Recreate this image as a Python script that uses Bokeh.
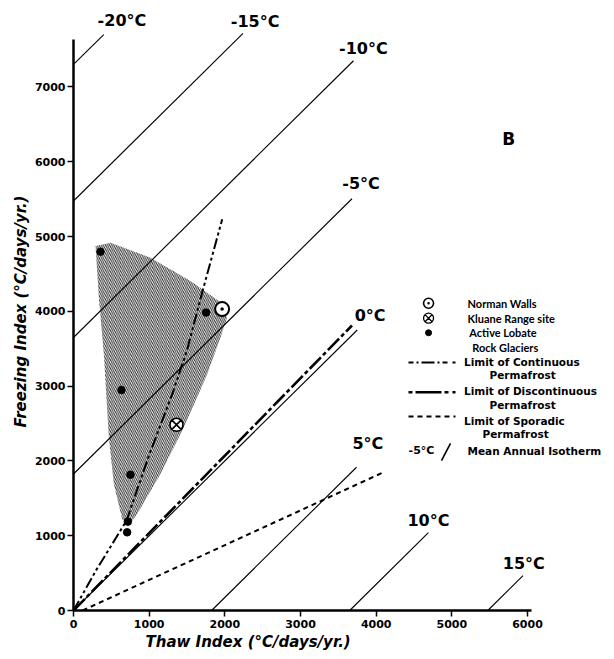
from bokeh.plotting import figure
from bokeh.models import FixedTicker, Range1d, Title
from bokeh.core.properties import value
from bokeh.embed import file_html
from bokeh.resources import INLINE

# ---------------- data ----------------
# Mean annual isotherms (start / end points, thaw index, freezing index)
iso_temps = ["-20°C", "-15°C", "-10°C", "-5°C", "0°C", "5°C", "10°C", "15°C"]
iso_x0 = [0, 0, 0, 0, 0, 1825, 3650, 5475]
iso_y0 = [7300, 5475, 3650, 1825, 0, 0, 0, 0]
iso_x1 = [400, 2240, 3700, 3680, 3750, 3740, 4690, 5940]
iso_y1 = [7700, 7715, 7350, 5505, 3750, 1915, 1040, 465]
iso_lab_x = [640, 2400, 3830, 3800, 3920, 3890, 4690, 5950]
iso_lab_y = [7890, 7880, 7510, 5710, 3940, 2230, 1200, 630]

# Limit of continuous permafrost
cont_thaw = [0, 300, 700, 1000, 1300, 1500, 1700, 1965]
cont_freeze = [0, 540, 1200, 2080, 2880, 3480, 4250, 5230]
# Limit of discontinuous permafrost
disc_thaw = [0, 3680]
disc_freeze = [0, 3810]
# Limit of sporadic permafrost
spor_thaw = [120, 4100]
spor_freeze = [0, 1850]

# Shaded envelope of active lobate rock glaciers
env_thaw = [291, 335, 401, 467, 533, 643, 731, 841, 1149, 1457, 1766, 1942,
            2030, 1920, 1546, 1017, 489]
env_freeze = [4873, 4183, 3427, 2314, 1691, 1224, 1135, 1291, 1825, 2447, 3160,
              3649, 3916, 4139, 4406, 4717, 4917]

# Sites
norman_thaw = [1964]
norman_freeze = [4030]
kluane_thaw = [1361]
kluane_freeze = [2483]
glacier_thaw = [357, 634, 753, 718, 709, 1752]
glacier_freeze = [4797, 2947, 1816, 1188, 1045, 3983]

x_ticks = [0, 1000, 2000, 3000, 4000, 5000, 6000]
y_ticks = [0, 1000, 2000, 3000, 4000, 5000, 6000, 7000]

FONT = "DejaVu Sans"

# ---------------- figure ----------------
p = figure(width=612, height=654, output_backend="svg", toolbar_location=None,
           x_range=Range1d(0, 7070), y_range=Range1d(0, 7995),
           min_border_left=73, min_border_right=4, min_border_top=12,
           min_border_bottom=44)
p.outline_line_color = None
p.grid.visible = False
p.background_fill_color = "white"

for ax, ticks, bnd in ((p.xaxis, x_ticks, (0, 6050)), (p.yaxis, y_ticks, (0, 7640))):
    ax.ticker = FixedTicker(ticks=ticks)
    ax.bounds = bnd
    ax.axis_line_width = 2.5
    ax.axis_line_color = "black"
    ax.major_tick_line_width = 1.5
    ax.major_tick_out = 6
    ax.major_tick_in = 0
    ax.minor_tick_line_color = None
    ax.major_label_text_font = FONT
    ax.major_label_text_font_style = "bold"
    ax.major_label_text_font_size = "11px"
    ax.major_label_text_color = "black"
    ax.axis_label_text_font = FONT
    ax.axis_label_text_font_style = "bold italic"
    ax.axis_label_text_font_size = "15px"
    ax.axis_label_text_color = "black"
p.yaxis.axis_label = "Freezing Index (°C/days/yr.)"
p.xaxis.major_label_standoff = 3
p.yaxis.major_label_standoff = 2
p.yaxis.axis_label_standoff = 2

# x-axis title, placed under the left part of the axis as in the original
p.add_layout(Title(text="Thaw Index (°C/days/yr.)", text_font=FONT,
                   text_font_style="bold italic", text_font_size="15px",
                   align="left", offset=72, standoff=1, text_color="black"), "below")

# isotherms
p.segment(x0=iso_x0, y0=iso_y0, x1=iso_x1, y1=iso_y1, line_color="black", line_width=1.1)
p.text(x=iso_lab_x, y=iso_lab_y, text=iso_temps, text_font=value(FONT),
       text_font_style="bold", text_font_size="16px", text_align="center",
       text_baseline="middle", text_color="black")

# shaded envelope
p.patch(x=env_thaw, y=env_freeze, fill_color=None, line_color=None,
        hatch_pattern="\\", hatch_color="black", hatch_scale=4.2, hatch_weight=1.0,
        hatch_alpha=0.85)

# permafrost limits
p.line(x=cont_thaw, y=cont_freeze, line_color="black", line_width=2,
       line_dash="11 3 3 3 3 3")
p.line(x=disc_thaw, y=disc_freeze, line_color="black", line_width=2.6,
       line_dash="16 3 4 3")
p.line(x=spor_thaw, y=spor_freeze, line_color="black", line_width=2,
       line_dash="5 4")

# sites
p.scatter(x=glacier_thaw, y=glacier_freeze, marker="circle", size=7.5,
          fill_color="black", line_color="black")
p.scatter(x=norman_thaw, y=norman_freeze, marker="circle_dot", size=14,
          fill_color="white", line_color="black", line_width=2)
p.scatter(x=kluane_thaw, y=kluane_freeze, marker="circle_x", size=13,
          fill_color="white", line_color="black", line_width=1.6)

# panel letter
p.text(x=[5750], y=[6300], text=["B"], text_font=value(FONT), text_font_style="bold",
       text_font_size="17px", text_align="center", text_baseline="middle")

# ---------------- legend (drawn manually) ----------------
leg_mx = 4692
p.scatter(x=[leg_mx], y=[4108], marker="circle_dot", size=10, fill_color="white",
          line_color="black", line_width=1.6)
p.scatter(x=[leg_mx], y=[3908], marker="circle_x", size=10, fill_color="white",
          line_color="black", line_width=1.3)
p.scatter(x=[leg_mx], y=[3713], marker="circle", size=6, fill_color="black",
          line_color="black")
p.line(x=[4427, 5048], y=[3316, 3316], line_color="black", line_width=2,
       line_dash="5 3 2 3 13 3 2 3 5")
p.line(x=[4427, 5048], y=[2918, 2918], line_color="black", line_width=2.6,
       line_dash="4 3 26 3 4")
p.line(x=[4427, 5048], y=[2594, 2594], line_color="black", line_width=2,
       line_dash="5 4")
p.segment(x0=[4863], y0=[2005], x1=[4982], y1=[2233], line_color="black", line_width=1.6)

leg_text_a = ["Norman Walls", "Kluane Range site", "Active Lobate", "Rock Glaciers"]
leg_x_a = [5207, 5207, 5230, 5269]
leg_y_a = [4108, 3908, 3713, 3520]
p.text(x=leg_x_a, y=leg_y_a, text=leg_text_a, text_font=value("Lato"),
       text_font_style="bold", text_font_size="11px", text_align="left",
       text_baseline="middle")

leg_text_b = ["Limit of Continuous", "Permafrost", "Limit of Discontinuous",
              "Permafrost", "Limit of Sporadic", "Permafrost", "Mean Annual Isotherm"]
leg_x_b = [5160, 5498, 5160, 5498, 5160, 5405, 5207]
leg_y_b = [3329, 3142, 2928, 2741, 2540, 2366, 2139]
p.text(x=leg_x_b, y=leg_y_b, text=leg_text_b, text_font=value(FONT),
       text_font_style="bold", text_font_size="10.5px", text_align="left",
       text_baseline="middle")
p.text(x=[4599], y=[2139], text=["-5°C"], text_font=value(FONT), text_font_style="bold",
       text_font_size="11px", text_align="center", text_baseline="middle")

open("out.html", "w").write(file_html(p, INLINE))
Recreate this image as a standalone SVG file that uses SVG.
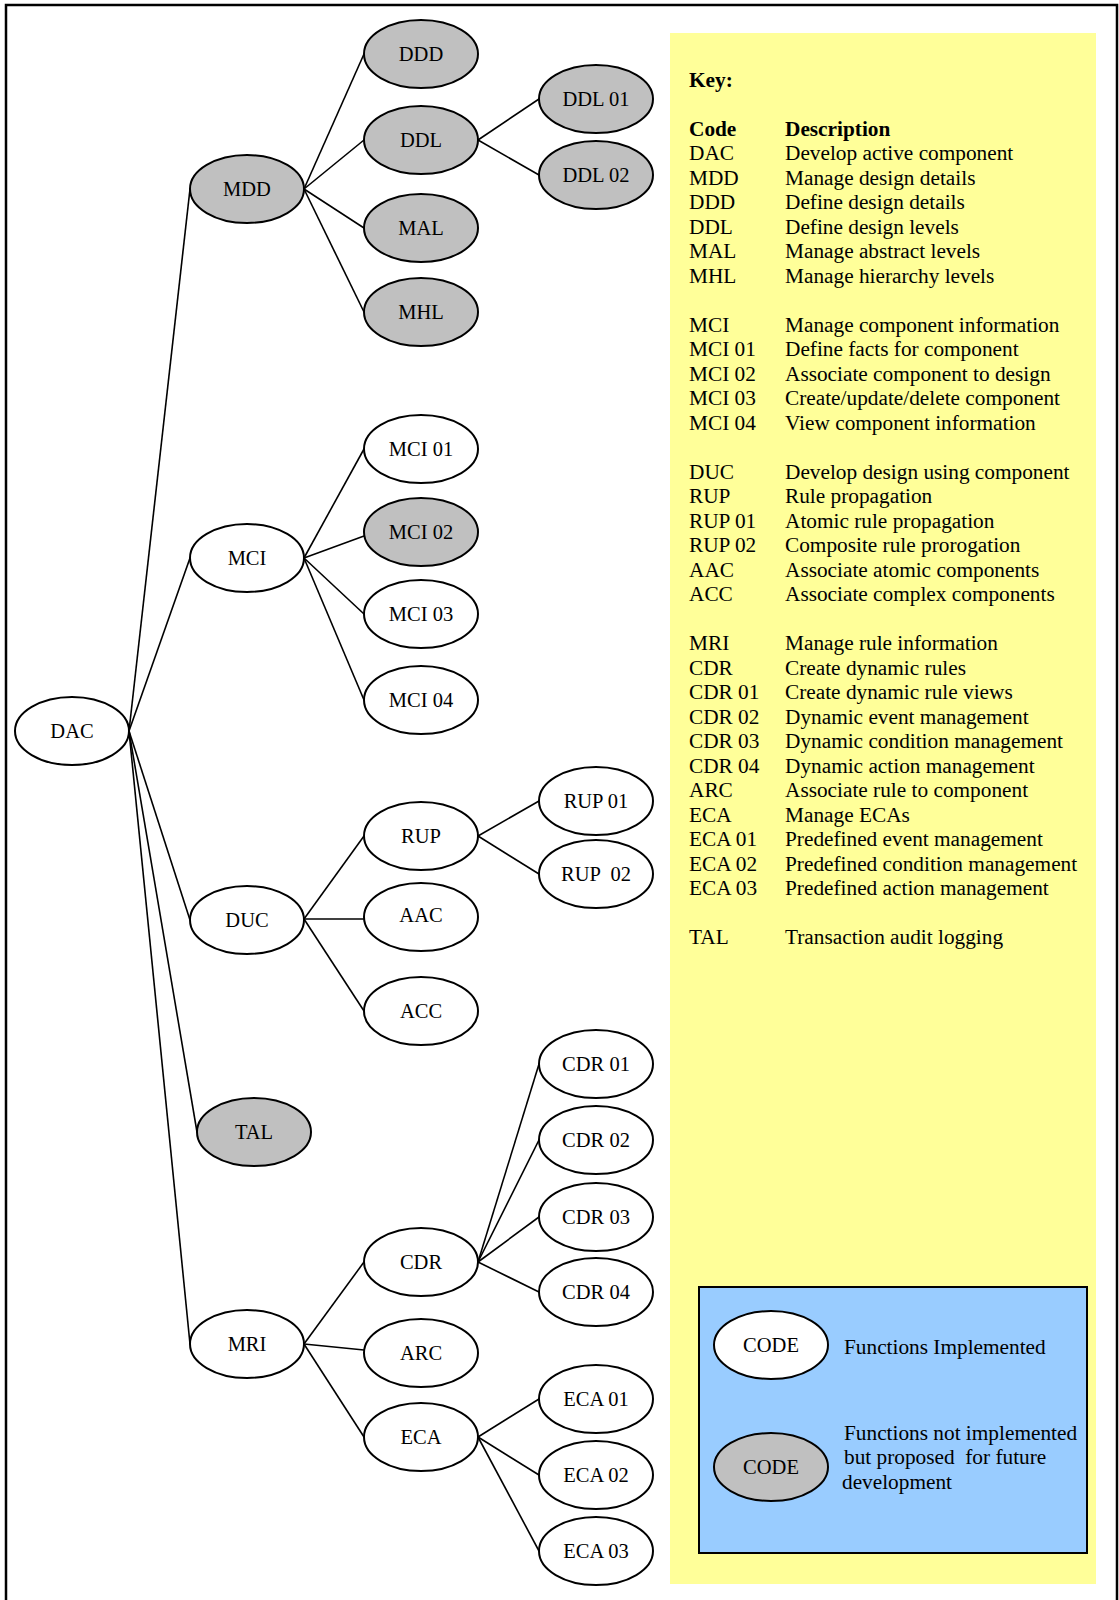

Brief: Write out every entry again word for word, without any of the pictures.

Answer for this exercise:
Recreate this image as a Python script that uses Bokeh.
from bokeh.plotting import figure
from bokeh.models import FixedTicker, Range1d, Title
from bokeh.core.properties import value
from bokeh.embed import file_html
from bokeh.resources import INLINE

# ---------------- data ----------------
# Mean annual isotherms (start / end points, thaw index, freezing index)
iso_temps = ["-20°C", "-15°C", "-10°C", "-5°C", "0°C", "5°C", "10°C", "15°C"]
iso_x0 = [0, 0, 0, 0, 0, 1825, 3650, 5475]
iso_y0 = [7300, 5475, 3650, 1825, 0, 0, 0, 0]
iso_x1 = [400, 2240, 3700, 3680, 3750, 3740, 4690, 5940]
iso_y1 = [7700, 7715, 7350, 5505, 3750, 1915, 1040, 465]
iso_lab_x = [640, 2400, 3830, 3800, 3920, 3890, 4690, 5950]
iso_lab_y = [7890, 7880, 7510, 5710, 3940, 2230, 1200, 630]

# Limit of continuous permafrost
cont_thaw = [0, 300, 700, 1000, 1300, 1500, 1700, 1965]
cont_freeze = [0, 540, 1200, 2080, 2880, 3480, 4250, 5230]
# Limit of discontinuous permafrost
disc_thaw = [0, 3680]
disc_freeze = [0, 3810]
# Limit of sporadic permafrost
spor_thaw = [120, 4100]
spor_freeze = [0, 1850]

# Shaded envelope of active lobate rock glaciers
env_thaw = [291, 335, 401, 467, 533, 643, 731, 841, 1149, 1457, 1766, 1942,
            2030, 1920, 1546, 1017, 489]
env_freeze = [4873, 4183, 3427, 2314, 1691, 1224, 1135, 1291, 1825, 2447, 3160,
              3649, 3916, 4139, 4406, 4717, 4917]

# Sites
norman_thaw = [1964]
norman_freeze = [4030]
kluane_thaw = [1361]
kluane_freeze = [2483]
glacier_thaw = [357, 634, 753, 718, 709, 1752]
glacier_freeze = [4797, 2947, 1816, 1188, 1045, 3983]

x_ticks = [0, 1000, 2000, 3000, 4000, 5000, 6000]
y_ticks = [0, 1000, 2000, 3000, 4000, 5000, 6000, 7000]

FONT = "DejaVu Sans"

# ---------------- figure ----------------
p = figure(width=612, height=654, output_backend="svg", toolbar_location=None,
           x_range=Range1d(0, 7070), y_range=Range1d(0, 7995),
           min_border_left=73, min_border_right=4, min_border_top=12,
           min_border_bottom=44)
p.outline_line_color = None
p.grid.visible = False
p.background_fill_color = "white"

for ax, ticks, bnd in ((p.xaxis, x_ticks, (0, 6050)), (p.yaxis, y_ticks, (0, 7640))):
    ax.ticker = FixedTicker(ticks=ticks)
    ax.bounds = bnd
    ax.axis_line_width = 2.5
    ax.axis_line_color = "black"
    ax.major_tick_line_width = 1.5
    ax.major_tick_out = 6
    ax.major_tick_in = 0
    ax.minor_tick_line_color = None
    ax.major_label_text_font = FONT
    ax.major_label_text_font_style = "bold"
    ax.major_label_text_font_size = "11px"
    ax.major_label_text_color = "black"
    ax.axis_label_text_font = FONT
    ax.axis_label_text_font_style = "bold italic"
    ax.axis_label_text_font_size = "15px"
    ax.axis_label_text_color = "black"
p.yaxis.axis_label = "Freezing Index (°C/days/yr.)"
p.xaxis.major_label_standoff = 3
p.yaxis.major_label_standoff = 2
p.yaxis.axis_label_standoff = 2

# x-axis title, placed under the left part of the axis as in the original
p.add_layout(Title(text="Thaw Index (°C/days/yr.)", text_font=FONT,
                   text_font_style="bold italic", text_font_size="15px",
                   align="left", offset=72, standoff=1, text_color="black"), "below")

# isotherms
p.segment(x0=iso_x0, y0=iso_y0, x1=iso_x1, y1=iso_y1, line_color="black", line_width=1.1)
p.text(x=iso_lab_x, y=iso_lab_y, text=iso_temps, text_font=value(FONT),
       text_font_style="bold", text_font_size="16px", text_align="center",
       text_baseline="middle", text_color="black")

# shaded envelope
p.patch(x=env_thaw, y=env_freeze, fill_color=None, line_color=None,
        hatch_pattern="\\", hatch_color="black", hatch_scale=4.2, hatch_weight=1.0,
        hatch_alpha=0.85)

# permafrost limits
p.line(x=cont_thaw, y=cont_freeze, line_color="black", line_width=2,
       line_dash="11 3 3 3 3 3")
p.line(x=disc_thaw, y=disc_freeze, line_color="black", line_width=2.6,
       line_dash="16 3 4 3")
p.line(x=spor_thaw, y=spor_freeze, line_color="black", line_width=2,
       line_dash="5 4")

# sites
p.scatter(x=glacier_thaw, y=glacier_freeze, marker="circle", size=7.5,
          fill_color="black", line_color="black")
p.scatter(x=norman_thaw, y=norman_freeze, marker="circle_dot", size=14,
          fill_color="white", line_color="black", line_width=2)
p.scatter(x=kluane_thaw, y=kluane_freeze, marker="circle_x", size=13,
          fill_color="white", line_color="black", line_width=1.6)

# panel letter
p.text(x=[5750], y=[6300], text=["B"], text_font=value(FONT), text_font_style="bold",
       text_font_size="17px", text_align="center", text_baseline="middle")

# ---------------- legend (drawn manually) ----------------
leg_mx = 4692
p.scatter(x=[leg_mx], y=[4108], marker="circle_dot", size=10, fill_color="white",
          line_color="black", line_width=1.6)
p.scatter(x=[leg_mx], y=[3908], marker="circle_x", size=10, fill_color="white",
          line_color="black", line_width=1.3)
p.scatter(x=[leg_mx], y=[3713], marker="circle", size=6, fill_color="black",
          line_color="black")
p.line(x=[4427, 5048], y=[3316, 3316], line_color="black", line_width=2,
       line_dash="5 3 2 3 13 3 2 3 5")
p.line(x=[4427, 5048], y=[2918, 2918], line_color="black", line_width=2.6,
       line_dash="4 3 26 3 4")
p.line(x=[4427, 5048], y=[2594, 2594], line_color="black", line_width=2,
       line_dash="5 4")
p.segment(x0=[4863], y0=[2005], x1=[4982], y1=[2233], line_color="black", line_width=1.6)

leg_text_a = ["Norman Walls", "Kluane Range site", "Active Lobate", "Rock Glaciers"]
leg_x_a = [5207, 5207, 5230, 5269]
leg_y_a = [4108, 3908, 3713, 3520]
p.text(x=leg_x_a, y=leg_y_a, text=leg_text_a, text_font=value("Lato"),
       text_font_style="bold", text_font_size="11px", text_align="left",
       text_baseline="middle")

leg_text_b = ["Limit of Continuous", "Permafrost", "Limit of Discontinuous",
              "Permafrost", "Limit of Sporadic", "Permafrost", "Mean Annual Isotherm"]
leg_x_b = [5160, 5498, 5160, 5498, 5160, 5405, 5207]
leg_y_b = [3329, 3142, 2928, 2741, 2540, 2366, 2139]
p.text(x=leg_x_b, y=leg_y_b, text=leg_text_b, text_font=value(FONT),
       text_font_style="bold", text_font_size="10.5px", text_align="left",
       text_baseline="middle")
p.text(x=[4599], y=[2139], text=["-5°C"], text_font=value(FONT), text_font_style="bold",
       text_font_size="11px", text_align="center", text_baseline="middle")

open("out.html", "w").write(file_html(p, INLINE))
Recreate this image as a standalone SVG file that uses SVG.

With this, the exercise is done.